I was in a bad place in my life, what you'd call 'rock bottom'. A day came where I knew something had to change and I had to make a choice, or stay stuck where I was, destined to repeat the same mistakes. That night I went into the back bedroom of a friends place to go to sleep. I turned the light off and lay on the bed, suddenly I had this sinking, dreadful feeling that I was trapped. I got up panicked and tried to find the door to get out, felt every wall, there was no door. I was always agnostic, only prayed when I was desperate, so I started to pray. I used to pray like this "Dear God, angels, devils, whoever can help me", I prayed like that, begging to not be trapped. Suddenly a light came from nowhere and a voice said "Jae you don't need to pray to all those things... Just one!". I knew straight away, so I prayed to God. "Please dear #God help me, I don't want to be trapped". A few other things were said to me "when you feel alone Jae, know you are never alone", "everything happens for a reason", "try to be good, find a good balance, wait... and everything will be ok". Then the door opened, and I left that life behind and never looked back.

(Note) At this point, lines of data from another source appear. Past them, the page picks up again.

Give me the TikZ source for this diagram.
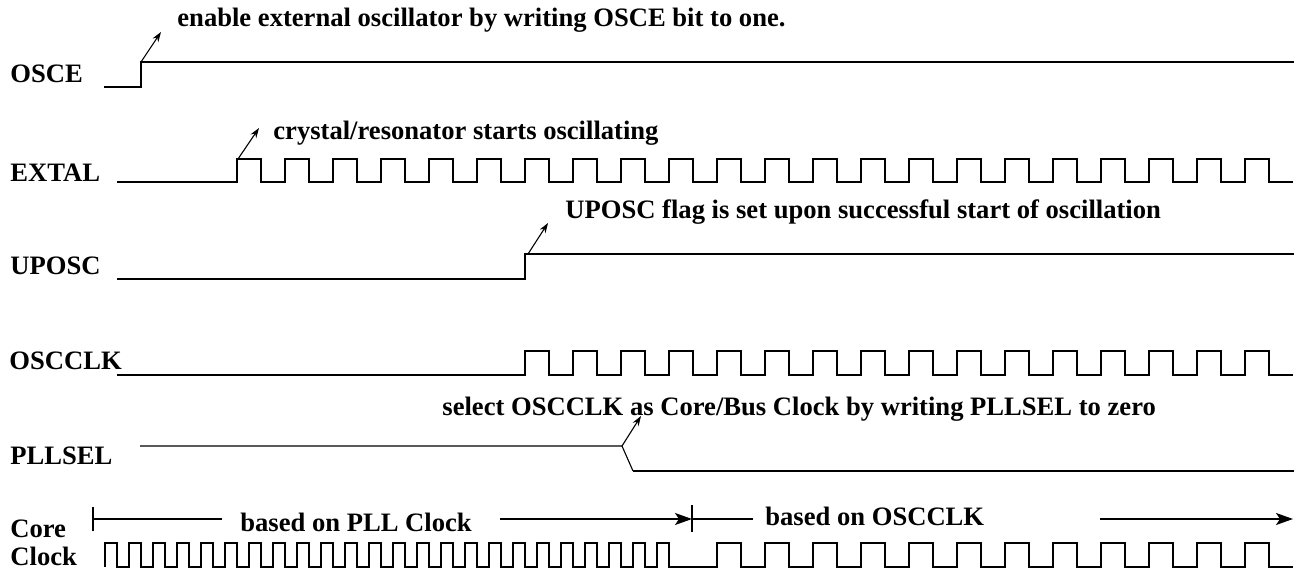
\documentclass[tikz,border=0pt]{standalone}
\usepackage{fontspec}
\setmainfont{Liberation Serif}
\usetikzlibrary{arrows.meta}

\begin{document}
\begin{tikzpicture}[x=0.5pt, y=-0.5pt, line join=miter,
            font=\bfseries\fontsize{13.3}{15}\selectfont,
            sig/.style={line width=0.8pt},
            thinsig/.style={line width=0.55pt},
            note/.style={line width=0.55pt, -{Stealth[length=5pt, width=3.4pt]}},
            span/.style={line width=0.65pt},
            lbl/.style={anchor=base west, inner sep=0pt}]
            \useasboundingbox (0,0) rectangle (1296,571);
            \node[lbl] (osce) at (10,83) {OSCE};
            \node[lbl] (extal) at (10,182) {EXTAL};
            \node[lbl] (uposc) at (10,275) {UPOSC};
            \node[lbl] (oscclk) at (9,370) {OSCCLK};
            \node[lbl] (pllsel) at (10,465) {PLLSEL};
            \node[lbl] (core) at (10,538) {Core};
            \node[lbl] (clock) at (10,565) {Clock};
            \draw[sig] (104,87) -- (141,87) -- (141,62) coordinate (osceup) -- (1294,62);
            \draw[sig] (117,182) -- (237,182)
                foreach \k in {0,...,21} { -- ++(0,-23) -- ++(24,0) -- ++(0,23) -- ++(24,0) };
            \draw[sig] (117,279) -- (525,279) -- (525,254) coordinate (uposcup) -- (1294,254);
            \draw[sig] (117,375) -- (525,375)
                foreach \k in {0,...,15} { -- ++(0,-24) -- ++(24,0) -- ++(0,24) -- ++(24,0) };
            \draw[thinsig] (140,446) -- (622,446) coordinate (pllseldn) -- (633,471);
            \draw[sig] (633,471) -- (1294,471);
            \draw[sig] (105,567)
                foreach \k in {0,...,23} { -- ++(0,-24) -- ++(12,0) -- ++(0,24) -- ++(12,0) }
                -- (717,567)
                foreach \k in {0,...,11} { -- ++(0,-24) -- ++(24,0) -- ++(0,24) -- ++(24,0) };
            \coordinate (extalup) at (238,159);
            \coordinate (tipa) at (161,32);
            \coordinate (tipb) at (259,128);
            \coordinate (tipc) at (548,223);
            \coordinate (tipd) at (641,416);
            \draw[note] (osceup) -- (tipa);
            \draw[note] (extalup) -- (tipb);
            \draw[note] ([xshift=1.5pt]uposcup) -- (tipc);
            \draw[note] (pllseldn) -- (tipd);
            \node[lbl] (enable) at (177,27) {enable external oscillator by writing OSCE bit to one.};
            \node[lbl] (crystal) at (273,140) {crystal/resonator starts oscillating};
            \node[lbl] (flag) at (565,219) {UPOSC flag is set upon successful start of oscillation};
            \node[lbl] (select) at (442,416) {select OSCCLK as Core/Bus Clock by writing PLLSEL to zero};
            \node[lbl] (pllbase) at (240,531) {based on PLL Clock};
            \node[lbl] (oscbase) at (765,525) {based on OSCCLK};
            \coordinate (pllstart) at (93,519);
            \coordinate (switch) at (692,519);
            \coordinate (oscend) at (1293,519);
            \draw[span] (pllstart) ++(0,-12) -- ++(0,24);
            \draw[span] (switch) ++(0,-14) -- ++(0,27);
            \draw[span] (pllstart) -- (222,519);
            \draw[span, -{Stealth[length=8.5pt, width=6pt, inset=2pt]}] (500,519) -- (switch);
            \draw[span] (switch) -- (753,519);
            \draw[span, -{Stealth[length=8.5pt, width=6pt, inset=2pt]}] (1100,519) -- (oscend);
        \end{tikzpicture}
\end{document}
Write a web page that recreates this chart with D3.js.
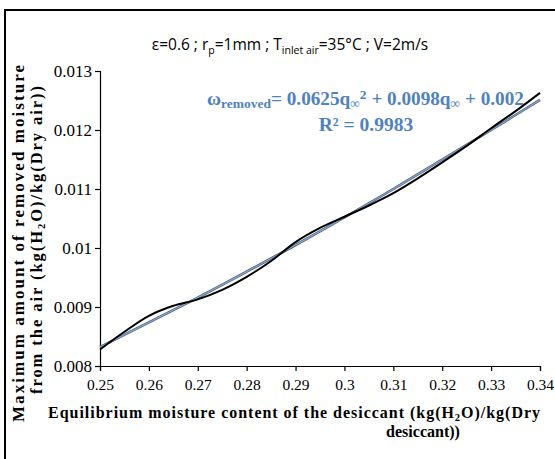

I naturally wanted to know more, and the truth about God who had just saved my life. What seemed coincidence at the time, I caught up with a friend I hadn't seen for 19 years, she was #Catholic when I knew her, so I asked her what she knew, and she told me she wasn't Catholic anymore, she was a Muslim. I knew nothing about Islam, so she just handed me her#Qur'an, and said "have a read if you want". The rest is history, I knew the truth when I read it, and it brought me #peace and answered something in me every time I read from it.
I've been a Muslim for 2 years now, it has been a tough journey, but the best one, and I'm a completely different person now.Alhamdulillah for Islam!